Wednesday, August 29, 2007

College students heading back to school are in for a case of sticker shock. The price of textbooks seems to get higher every year, now a web site promises to ease the pain.

The name of the site is textbookflix.com. In short, it's the Netflix of text books, instead of selling you a book for the semester.

Shannon Miller shops for books for her final year at San Francisco State. The history major says nearly half her $2,700 dollar student loan will go toward text books.

"The cost of books is insanely high," San Francisco State Senior Shannon Miller said.

The co-founder of textbookflix.com thinks his website is the answer. By renting books, he says students can save 55 to 65 percent over new book prices.

"We figured this is the only way you can meet a price point that makes sense for the student and the parent," CEO textbookflix.com Osman Rashid said.

We decided to put textbookflix.com to the test. We asked Shannon and two other 7 On Your Side interns to explore buying books comparing three vendor: their school book store, text book flix dot com and a second web site, book finder dot com.

Book finder scans a wide variety of Web Sites and gives you prices from each of them. our interns say they found the best prices on bookfinder.com.

But the students warned that shopping with bookfinder.com may come with some risk.

"They had a lot of cheaper books, but a lot of the books that I was looking for, business books, were international editions which are often times very different from the actual text book itself," said Serena Lee from St. Mary's College.

Our testers also said they had to weed through a lot of unfamiliar web sites on bookfinder.com and didn't know they could trust them.

That's the advantage the brick and mortar stores say they have over the Web Sites.

Russell Markman runs the Barnes and Noble college book store at St. Mary's College.

"When you're sometime ordering books on line, you don't know is that right ISBN is that the right book, is it the correct edition," said Russell Markman from Barnes & Noble College Bookstores.

Both the book stores at St. Mary's College and San Francisco State say they make an extra effort to stock up on used books.

"We basically try to get our orders through the used book vendors first," said James Ferrell from San Francisco State Book Store.

About 40 percent of books sold at St.

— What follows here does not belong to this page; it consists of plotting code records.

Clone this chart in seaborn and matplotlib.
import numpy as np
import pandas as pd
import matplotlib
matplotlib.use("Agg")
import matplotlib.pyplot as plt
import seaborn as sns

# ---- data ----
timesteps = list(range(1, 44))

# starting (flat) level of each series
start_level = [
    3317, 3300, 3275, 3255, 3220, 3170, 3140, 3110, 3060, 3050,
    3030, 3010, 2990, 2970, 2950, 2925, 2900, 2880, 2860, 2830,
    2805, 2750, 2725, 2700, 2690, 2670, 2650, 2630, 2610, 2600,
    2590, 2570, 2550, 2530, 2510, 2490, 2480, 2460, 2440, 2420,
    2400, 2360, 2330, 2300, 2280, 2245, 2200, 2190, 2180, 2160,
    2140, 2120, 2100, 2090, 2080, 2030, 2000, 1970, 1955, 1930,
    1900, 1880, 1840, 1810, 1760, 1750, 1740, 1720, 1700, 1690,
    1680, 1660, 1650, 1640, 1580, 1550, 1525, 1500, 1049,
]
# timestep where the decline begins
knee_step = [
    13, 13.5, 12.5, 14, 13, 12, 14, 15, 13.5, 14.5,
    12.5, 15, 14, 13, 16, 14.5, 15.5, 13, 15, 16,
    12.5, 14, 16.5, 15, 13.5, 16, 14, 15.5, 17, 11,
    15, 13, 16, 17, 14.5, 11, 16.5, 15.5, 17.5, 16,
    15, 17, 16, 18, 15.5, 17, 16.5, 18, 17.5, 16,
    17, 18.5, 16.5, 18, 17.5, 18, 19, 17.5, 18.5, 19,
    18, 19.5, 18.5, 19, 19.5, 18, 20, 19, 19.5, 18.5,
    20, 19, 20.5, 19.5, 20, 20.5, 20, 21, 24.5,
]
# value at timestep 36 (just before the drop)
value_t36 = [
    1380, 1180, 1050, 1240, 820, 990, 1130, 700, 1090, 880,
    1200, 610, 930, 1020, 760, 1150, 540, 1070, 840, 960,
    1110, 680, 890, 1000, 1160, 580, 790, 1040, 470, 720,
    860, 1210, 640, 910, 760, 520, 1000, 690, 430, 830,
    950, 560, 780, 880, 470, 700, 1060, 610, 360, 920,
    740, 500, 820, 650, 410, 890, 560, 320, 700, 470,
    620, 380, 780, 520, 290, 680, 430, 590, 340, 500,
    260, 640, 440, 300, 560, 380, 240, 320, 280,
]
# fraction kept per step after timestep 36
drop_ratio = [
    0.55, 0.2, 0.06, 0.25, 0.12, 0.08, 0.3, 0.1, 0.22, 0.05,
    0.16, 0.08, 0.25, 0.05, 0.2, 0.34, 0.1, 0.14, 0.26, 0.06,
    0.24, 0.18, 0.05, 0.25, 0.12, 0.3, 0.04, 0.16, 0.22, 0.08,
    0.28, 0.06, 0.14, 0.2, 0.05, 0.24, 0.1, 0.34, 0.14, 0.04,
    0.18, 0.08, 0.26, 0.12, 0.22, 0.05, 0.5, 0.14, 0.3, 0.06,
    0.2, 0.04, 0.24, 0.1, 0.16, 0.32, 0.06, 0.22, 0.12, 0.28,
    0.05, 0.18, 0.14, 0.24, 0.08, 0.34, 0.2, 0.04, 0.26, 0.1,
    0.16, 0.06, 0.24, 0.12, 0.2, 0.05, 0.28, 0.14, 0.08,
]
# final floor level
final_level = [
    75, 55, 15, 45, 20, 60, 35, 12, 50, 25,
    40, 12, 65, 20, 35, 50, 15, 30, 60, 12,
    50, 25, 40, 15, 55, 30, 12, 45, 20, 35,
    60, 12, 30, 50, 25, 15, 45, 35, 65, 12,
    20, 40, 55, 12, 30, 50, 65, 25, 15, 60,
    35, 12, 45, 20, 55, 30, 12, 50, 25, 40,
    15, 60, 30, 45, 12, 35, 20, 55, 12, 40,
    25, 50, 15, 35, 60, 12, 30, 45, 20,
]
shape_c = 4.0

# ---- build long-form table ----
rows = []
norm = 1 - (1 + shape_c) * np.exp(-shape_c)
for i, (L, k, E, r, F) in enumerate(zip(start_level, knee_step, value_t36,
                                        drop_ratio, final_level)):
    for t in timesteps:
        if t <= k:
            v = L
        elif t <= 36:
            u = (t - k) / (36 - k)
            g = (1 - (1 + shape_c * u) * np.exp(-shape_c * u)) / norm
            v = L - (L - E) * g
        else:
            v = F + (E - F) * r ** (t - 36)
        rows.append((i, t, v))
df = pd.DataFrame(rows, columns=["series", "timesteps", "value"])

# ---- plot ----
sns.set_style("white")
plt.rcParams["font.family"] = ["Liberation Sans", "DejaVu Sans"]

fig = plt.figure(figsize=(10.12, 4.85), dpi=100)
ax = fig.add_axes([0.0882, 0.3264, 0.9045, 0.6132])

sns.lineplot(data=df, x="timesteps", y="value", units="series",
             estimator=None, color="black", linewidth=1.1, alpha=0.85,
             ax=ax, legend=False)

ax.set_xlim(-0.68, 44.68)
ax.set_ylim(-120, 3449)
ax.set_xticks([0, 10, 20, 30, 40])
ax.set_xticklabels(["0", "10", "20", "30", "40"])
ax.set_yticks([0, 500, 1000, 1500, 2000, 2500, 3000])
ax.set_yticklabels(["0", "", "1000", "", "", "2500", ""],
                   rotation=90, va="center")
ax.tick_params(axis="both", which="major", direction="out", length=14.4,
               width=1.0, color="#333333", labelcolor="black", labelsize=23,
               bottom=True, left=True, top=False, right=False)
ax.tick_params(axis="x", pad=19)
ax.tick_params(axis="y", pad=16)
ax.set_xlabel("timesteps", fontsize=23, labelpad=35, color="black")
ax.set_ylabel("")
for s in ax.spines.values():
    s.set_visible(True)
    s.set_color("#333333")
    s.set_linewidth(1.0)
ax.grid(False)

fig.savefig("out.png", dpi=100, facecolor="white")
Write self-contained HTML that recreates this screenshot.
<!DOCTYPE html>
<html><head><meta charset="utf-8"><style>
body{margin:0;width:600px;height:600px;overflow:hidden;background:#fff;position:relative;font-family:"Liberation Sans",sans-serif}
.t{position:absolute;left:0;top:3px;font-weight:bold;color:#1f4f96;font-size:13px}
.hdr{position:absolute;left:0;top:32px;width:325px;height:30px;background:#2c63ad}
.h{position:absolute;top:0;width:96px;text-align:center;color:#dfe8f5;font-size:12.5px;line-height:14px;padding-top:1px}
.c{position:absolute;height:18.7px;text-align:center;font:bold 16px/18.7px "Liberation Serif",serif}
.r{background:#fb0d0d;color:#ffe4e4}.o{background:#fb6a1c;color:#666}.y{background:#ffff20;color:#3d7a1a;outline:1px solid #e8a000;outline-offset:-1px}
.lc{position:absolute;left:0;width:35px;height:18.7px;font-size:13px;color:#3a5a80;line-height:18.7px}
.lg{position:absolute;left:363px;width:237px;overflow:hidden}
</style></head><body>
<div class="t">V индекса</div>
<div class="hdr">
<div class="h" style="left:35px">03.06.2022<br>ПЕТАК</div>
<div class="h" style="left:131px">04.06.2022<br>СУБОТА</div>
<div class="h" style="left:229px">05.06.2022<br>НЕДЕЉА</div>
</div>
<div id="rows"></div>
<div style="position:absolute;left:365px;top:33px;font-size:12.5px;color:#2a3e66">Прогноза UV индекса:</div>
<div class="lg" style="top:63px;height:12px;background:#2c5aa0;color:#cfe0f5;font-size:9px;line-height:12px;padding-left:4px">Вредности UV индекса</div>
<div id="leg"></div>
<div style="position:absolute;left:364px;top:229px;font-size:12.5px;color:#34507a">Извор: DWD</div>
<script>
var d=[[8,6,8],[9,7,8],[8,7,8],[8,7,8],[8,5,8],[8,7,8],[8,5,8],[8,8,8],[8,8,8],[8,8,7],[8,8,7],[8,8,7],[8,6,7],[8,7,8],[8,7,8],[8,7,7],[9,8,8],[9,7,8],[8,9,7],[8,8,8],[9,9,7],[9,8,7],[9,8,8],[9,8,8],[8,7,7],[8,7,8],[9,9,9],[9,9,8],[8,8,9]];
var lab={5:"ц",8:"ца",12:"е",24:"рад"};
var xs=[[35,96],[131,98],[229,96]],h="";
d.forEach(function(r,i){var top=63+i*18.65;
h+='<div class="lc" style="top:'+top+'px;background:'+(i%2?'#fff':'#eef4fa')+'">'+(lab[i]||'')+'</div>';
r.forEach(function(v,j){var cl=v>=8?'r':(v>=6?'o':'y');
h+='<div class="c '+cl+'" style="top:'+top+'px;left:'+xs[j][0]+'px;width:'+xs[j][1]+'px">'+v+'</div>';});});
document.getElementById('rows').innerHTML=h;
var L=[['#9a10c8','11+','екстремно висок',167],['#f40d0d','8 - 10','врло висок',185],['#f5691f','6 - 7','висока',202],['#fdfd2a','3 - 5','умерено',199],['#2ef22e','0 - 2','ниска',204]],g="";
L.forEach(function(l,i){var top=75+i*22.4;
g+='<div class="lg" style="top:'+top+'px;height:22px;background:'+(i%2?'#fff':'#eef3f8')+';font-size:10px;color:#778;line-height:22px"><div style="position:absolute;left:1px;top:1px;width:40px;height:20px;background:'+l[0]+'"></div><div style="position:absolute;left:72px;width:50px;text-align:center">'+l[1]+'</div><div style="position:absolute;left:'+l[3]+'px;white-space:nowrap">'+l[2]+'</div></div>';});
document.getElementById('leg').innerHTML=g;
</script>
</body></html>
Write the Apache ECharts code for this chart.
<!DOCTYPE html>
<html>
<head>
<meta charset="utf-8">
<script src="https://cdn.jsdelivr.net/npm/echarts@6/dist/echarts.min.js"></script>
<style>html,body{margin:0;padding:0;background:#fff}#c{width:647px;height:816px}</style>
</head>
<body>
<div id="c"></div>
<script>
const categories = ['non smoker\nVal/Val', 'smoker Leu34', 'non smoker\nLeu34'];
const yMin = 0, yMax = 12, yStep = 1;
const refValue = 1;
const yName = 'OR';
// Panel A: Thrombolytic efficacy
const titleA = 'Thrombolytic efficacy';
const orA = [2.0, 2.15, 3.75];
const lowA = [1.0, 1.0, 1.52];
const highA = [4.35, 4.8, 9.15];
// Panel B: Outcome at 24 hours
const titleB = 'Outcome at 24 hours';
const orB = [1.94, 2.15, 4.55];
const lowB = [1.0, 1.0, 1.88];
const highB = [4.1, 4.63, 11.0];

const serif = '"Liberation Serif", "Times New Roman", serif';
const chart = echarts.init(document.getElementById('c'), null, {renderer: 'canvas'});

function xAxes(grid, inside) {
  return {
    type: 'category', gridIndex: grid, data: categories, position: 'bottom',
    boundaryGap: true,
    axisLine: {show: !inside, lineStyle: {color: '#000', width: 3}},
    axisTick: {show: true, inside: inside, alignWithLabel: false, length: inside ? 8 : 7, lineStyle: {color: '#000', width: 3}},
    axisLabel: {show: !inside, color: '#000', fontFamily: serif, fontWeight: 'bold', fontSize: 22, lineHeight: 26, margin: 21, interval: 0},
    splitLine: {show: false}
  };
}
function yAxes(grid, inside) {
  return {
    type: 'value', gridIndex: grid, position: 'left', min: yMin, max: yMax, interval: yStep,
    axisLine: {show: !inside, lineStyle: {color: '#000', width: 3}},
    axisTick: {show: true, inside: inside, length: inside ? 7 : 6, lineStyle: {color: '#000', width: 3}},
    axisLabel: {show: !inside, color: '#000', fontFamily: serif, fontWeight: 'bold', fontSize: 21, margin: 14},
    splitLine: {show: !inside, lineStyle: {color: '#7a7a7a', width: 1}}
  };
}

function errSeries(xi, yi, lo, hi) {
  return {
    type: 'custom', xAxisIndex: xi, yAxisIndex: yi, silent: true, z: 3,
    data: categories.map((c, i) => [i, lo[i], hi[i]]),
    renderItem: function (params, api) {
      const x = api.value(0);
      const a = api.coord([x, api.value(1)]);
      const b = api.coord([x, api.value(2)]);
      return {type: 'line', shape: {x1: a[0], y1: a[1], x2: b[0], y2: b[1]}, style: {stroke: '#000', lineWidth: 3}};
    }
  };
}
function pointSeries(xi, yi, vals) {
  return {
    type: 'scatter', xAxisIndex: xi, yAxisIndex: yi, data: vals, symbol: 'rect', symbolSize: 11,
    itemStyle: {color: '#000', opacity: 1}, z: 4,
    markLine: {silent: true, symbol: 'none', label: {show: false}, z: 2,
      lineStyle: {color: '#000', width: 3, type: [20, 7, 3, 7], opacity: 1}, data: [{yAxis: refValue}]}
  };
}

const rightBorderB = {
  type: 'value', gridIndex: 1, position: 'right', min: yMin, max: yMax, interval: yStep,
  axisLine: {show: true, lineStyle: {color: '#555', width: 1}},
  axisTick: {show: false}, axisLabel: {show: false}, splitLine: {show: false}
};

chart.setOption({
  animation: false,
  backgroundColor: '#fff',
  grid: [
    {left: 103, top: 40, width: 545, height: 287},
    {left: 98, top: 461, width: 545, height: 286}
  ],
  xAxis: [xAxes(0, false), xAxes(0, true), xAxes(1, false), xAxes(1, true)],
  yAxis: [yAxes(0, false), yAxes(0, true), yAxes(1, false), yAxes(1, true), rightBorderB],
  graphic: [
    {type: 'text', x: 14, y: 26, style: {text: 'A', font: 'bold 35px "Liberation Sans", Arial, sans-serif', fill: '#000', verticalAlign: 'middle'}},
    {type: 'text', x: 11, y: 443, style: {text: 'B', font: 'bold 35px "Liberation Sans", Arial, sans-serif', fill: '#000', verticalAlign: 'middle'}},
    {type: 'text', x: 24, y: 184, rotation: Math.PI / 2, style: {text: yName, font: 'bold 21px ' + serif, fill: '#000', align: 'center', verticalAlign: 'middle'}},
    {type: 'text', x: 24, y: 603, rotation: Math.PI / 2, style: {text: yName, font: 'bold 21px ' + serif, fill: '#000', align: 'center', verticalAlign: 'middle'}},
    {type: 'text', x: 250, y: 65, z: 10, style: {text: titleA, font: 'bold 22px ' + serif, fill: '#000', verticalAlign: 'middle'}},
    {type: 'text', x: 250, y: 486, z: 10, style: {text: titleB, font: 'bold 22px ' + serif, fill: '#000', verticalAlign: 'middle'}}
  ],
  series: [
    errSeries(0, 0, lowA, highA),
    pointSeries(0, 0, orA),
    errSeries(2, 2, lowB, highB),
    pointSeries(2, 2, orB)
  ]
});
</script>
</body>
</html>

Mary's and San Francisco state are used. But even the savings of buying used books weren't enough for one of our students who says he loves the idea of renting books from textbook flix.

"I think its a real good idea. I'm surprised it hasn't been done before," said Leo Ronin a Senior from U.C. Santa Cruz.

The U.C. Santa Cruz student says he avoids book stores, would consider using bookfinder.com but definitely likes textbookflix.com .

Shannon gives thumbs down to all three and says she prefers one stop shopping at Amazon, and Serena says she prefers her college book store because its a source she can trust.

So as you can tell, there was no clear winner in our test.